American Bar Association Preview of U.S. Supreme Court Cases

On April 26, the U.S. Supreme Court will hear argument in an important property-rights case – Tyler v. Hennepin County, Minnesota – involving home equity theft.  Steve’s article provides information on the background of the case, the homeowner who brought the case, the relevant law, and an analysis of the parties’ arguments.  The homeowner is represented by Pacific Legal Foundation, which has two other cases pending at the Supreme Court this term.

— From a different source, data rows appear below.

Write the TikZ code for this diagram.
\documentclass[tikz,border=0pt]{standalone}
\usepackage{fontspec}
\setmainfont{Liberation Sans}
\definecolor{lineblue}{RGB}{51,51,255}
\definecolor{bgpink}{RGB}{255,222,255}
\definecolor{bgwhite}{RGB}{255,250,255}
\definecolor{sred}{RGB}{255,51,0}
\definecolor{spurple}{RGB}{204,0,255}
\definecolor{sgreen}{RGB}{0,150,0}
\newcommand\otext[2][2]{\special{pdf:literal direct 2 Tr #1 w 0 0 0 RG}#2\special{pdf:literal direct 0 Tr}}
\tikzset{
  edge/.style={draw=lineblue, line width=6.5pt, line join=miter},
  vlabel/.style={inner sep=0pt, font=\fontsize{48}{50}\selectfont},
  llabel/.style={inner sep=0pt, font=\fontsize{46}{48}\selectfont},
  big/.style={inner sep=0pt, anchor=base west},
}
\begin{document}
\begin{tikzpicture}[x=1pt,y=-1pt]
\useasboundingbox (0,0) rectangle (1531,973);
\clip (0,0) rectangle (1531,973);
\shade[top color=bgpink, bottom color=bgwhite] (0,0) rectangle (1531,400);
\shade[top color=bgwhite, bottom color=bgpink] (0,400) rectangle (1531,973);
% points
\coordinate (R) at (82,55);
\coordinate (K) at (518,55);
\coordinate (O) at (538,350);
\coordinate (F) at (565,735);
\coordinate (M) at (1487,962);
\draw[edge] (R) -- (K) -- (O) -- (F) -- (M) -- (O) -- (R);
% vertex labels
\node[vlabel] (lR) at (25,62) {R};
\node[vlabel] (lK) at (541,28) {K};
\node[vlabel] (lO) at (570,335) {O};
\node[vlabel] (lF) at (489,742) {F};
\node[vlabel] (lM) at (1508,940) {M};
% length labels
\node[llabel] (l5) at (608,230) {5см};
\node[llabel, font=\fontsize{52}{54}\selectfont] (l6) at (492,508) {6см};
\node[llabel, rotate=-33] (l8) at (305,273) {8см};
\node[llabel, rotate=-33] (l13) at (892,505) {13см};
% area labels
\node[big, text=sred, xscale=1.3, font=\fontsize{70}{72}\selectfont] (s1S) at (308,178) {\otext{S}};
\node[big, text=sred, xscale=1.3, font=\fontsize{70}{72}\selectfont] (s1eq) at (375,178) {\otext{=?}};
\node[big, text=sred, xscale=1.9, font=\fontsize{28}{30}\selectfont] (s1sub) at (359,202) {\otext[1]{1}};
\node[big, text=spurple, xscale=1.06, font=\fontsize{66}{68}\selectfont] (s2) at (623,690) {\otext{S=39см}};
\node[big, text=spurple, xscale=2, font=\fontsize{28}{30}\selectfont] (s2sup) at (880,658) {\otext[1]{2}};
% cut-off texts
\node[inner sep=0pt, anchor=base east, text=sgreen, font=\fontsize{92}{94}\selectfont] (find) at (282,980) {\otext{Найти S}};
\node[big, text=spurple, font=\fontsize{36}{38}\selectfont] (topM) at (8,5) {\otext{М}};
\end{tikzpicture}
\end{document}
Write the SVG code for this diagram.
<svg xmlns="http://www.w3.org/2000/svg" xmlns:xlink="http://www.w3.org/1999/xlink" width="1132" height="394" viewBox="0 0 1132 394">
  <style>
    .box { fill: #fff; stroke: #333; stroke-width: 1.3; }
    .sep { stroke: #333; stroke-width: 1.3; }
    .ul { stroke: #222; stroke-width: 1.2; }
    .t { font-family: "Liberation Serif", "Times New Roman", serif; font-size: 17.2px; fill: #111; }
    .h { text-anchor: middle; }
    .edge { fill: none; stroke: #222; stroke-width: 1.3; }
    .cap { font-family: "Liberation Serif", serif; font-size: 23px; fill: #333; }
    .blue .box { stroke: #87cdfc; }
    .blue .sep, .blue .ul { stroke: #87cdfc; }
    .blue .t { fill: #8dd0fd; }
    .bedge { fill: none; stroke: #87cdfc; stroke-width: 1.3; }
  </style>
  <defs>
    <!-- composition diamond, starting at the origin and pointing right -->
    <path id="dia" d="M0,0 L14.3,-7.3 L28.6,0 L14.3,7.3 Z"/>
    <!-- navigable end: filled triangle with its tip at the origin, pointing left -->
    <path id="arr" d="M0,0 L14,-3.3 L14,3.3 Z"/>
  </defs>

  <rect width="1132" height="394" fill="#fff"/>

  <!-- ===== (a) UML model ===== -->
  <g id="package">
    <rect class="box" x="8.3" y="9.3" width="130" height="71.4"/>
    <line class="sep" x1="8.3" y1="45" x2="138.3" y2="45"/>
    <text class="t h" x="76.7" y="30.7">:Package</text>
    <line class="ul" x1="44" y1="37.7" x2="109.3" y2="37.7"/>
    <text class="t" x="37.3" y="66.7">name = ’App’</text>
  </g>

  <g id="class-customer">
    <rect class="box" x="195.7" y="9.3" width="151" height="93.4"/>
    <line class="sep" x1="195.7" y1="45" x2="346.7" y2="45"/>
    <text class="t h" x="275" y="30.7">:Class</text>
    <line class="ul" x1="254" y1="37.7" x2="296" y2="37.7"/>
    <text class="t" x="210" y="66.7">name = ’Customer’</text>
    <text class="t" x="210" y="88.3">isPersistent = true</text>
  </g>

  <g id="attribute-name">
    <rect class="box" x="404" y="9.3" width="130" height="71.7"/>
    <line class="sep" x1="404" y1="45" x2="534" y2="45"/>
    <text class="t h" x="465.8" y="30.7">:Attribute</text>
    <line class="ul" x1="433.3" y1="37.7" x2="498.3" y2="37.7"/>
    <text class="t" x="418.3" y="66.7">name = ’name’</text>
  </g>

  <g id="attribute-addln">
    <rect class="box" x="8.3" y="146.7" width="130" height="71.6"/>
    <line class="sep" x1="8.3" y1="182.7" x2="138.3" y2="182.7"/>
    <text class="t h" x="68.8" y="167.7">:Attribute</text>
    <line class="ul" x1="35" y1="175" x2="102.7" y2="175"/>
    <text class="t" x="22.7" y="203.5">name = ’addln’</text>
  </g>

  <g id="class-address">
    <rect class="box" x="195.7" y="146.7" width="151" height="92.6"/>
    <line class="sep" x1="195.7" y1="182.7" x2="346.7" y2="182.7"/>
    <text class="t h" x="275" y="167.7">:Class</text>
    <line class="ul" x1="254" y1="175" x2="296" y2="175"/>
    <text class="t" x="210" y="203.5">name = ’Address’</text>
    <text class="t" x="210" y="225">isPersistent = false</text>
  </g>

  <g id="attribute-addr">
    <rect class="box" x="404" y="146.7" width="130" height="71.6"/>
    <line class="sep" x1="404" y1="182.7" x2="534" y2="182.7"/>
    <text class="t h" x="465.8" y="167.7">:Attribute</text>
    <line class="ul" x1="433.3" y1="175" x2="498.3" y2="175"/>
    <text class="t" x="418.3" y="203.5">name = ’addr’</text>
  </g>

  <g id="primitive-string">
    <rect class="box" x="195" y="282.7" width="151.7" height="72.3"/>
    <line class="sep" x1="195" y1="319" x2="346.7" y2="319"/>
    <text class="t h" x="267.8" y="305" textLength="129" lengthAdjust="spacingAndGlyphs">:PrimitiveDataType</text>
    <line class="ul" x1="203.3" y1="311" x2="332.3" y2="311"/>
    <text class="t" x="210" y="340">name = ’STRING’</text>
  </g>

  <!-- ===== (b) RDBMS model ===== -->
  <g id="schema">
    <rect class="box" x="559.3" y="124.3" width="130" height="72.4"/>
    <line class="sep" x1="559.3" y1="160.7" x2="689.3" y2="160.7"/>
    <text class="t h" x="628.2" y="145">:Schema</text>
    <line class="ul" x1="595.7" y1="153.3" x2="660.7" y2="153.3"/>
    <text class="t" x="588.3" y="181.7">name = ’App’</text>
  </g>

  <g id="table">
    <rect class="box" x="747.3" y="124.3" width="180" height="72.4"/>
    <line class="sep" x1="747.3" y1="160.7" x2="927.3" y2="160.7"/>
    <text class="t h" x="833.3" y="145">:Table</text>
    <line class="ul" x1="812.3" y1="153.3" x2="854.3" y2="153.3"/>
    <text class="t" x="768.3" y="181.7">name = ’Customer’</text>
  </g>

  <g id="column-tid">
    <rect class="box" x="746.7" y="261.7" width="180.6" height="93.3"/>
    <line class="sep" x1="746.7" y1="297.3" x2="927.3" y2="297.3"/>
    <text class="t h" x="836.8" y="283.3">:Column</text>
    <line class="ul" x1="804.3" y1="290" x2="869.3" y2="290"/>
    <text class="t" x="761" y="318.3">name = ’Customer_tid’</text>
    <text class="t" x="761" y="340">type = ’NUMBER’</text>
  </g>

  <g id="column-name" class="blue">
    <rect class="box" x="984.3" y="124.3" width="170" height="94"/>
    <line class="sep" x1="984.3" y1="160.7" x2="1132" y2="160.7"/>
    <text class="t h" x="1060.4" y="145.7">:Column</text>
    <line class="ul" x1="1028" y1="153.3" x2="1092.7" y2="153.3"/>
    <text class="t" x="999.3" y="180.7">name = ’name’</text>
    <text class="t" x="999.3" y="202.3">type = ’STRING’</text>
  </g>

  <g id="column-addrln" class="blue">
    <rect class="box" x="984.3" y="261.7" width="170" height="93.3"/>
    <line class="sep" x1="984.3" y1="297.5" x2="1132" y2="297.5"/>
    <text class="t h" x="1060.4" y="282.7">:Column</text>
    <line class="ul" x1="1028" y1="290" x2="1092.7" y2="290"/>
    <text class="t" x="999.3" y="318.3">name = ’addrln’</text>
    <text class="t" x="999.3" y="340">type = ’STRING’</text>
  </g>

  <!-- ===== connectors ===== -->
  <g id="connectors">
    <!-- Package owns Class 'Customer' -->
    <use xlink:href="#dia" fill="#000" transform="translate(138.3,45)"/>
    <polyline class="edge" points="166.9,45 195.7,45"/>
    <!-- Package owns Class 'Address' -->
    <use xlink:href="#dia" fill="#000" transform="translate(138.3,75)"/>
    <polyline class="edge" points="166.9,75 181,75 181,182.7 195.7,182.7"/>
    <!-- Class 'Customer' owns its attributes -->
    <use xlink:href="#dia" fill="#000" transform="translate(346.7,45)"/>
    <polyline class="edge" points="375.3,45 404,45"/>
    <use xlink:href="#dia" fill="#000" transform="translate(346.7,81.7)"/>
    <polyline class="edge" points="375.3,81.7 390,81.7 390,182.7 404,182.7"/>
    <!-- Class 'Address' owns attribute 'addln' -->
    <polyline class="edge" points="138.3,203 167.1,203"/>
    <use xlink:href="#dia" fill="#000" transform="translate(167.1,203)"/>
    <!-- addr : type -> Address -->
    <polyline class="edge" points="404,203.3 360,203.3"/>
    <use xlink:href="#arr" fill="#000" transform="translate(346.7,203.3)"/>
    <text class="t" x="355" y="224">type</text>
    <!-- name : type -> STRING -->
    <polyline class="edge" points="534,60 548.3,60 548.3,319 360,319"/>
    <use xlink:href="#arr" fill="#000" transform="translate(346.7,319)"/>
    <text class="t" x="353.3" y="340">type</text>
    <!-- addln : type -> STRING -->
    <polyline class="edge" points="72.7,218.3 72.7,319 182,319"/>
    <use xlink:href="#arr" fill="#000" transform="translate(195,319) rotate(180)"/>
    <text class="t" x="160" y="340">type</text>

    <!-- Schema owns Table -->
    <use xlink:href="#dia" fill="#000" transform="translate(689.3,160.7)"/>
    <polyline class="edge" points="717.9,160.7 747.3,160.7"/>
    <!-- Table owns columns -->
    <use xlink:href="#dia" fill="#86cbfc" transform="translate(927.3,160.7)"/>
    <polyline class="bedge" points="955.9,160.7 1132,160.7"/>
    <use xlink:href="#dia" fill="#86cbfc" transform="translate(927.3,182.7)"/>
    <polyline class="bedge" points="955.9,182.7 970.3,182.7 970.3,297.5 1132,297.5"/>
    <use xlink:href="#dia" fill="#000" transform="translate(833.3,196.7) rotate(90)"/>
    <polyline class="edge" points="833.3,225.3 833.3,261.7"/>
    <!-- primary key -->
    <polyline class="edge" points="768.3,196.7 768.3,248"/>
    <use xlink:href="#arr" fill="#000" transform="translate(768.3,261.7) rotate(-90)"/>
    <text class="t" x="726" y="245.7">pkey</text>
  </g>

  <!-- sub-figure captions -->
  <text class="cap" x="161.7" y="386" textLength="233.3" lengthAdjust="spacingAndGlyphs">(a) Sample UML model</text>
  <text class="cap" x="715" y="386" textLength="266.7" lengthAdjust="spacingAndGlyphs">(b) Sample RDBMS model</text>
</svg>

Geraldine Tyler – who is now 94 years old – owned a condominium but owed delinquent property taxes totaling $15,000 in taxes, penalties, costs, and interest.  Hennepin County, Minnesota, foreclosed on the property and sold it for $40,000.  But instead of returning the excess $25,000 to Tyler, the county kept the entire $40,000.  Tyler sued the county, claiming the state’s confiscation of the entire value of her property (including her equity in her condo in excess of her tax debt) was an unconstitutional taking without the payment of “just compensation” under the Fifth Amendment and an excessive fine that violated the Eighth Amendment, but the district court dismissed her complaint, and the Eighth Circuit affirmed.

As Steve points out, the lower courts’ reasoning denying Tyler’s claim to “just compensation” under the Fifth Amendment – which essentially stated that Tyler is not entitled to relief because she has no property interest in her condo’s equity in that her equity was forfeited by operation of state law – is a sorites paradox that the Supreme Court should remedy.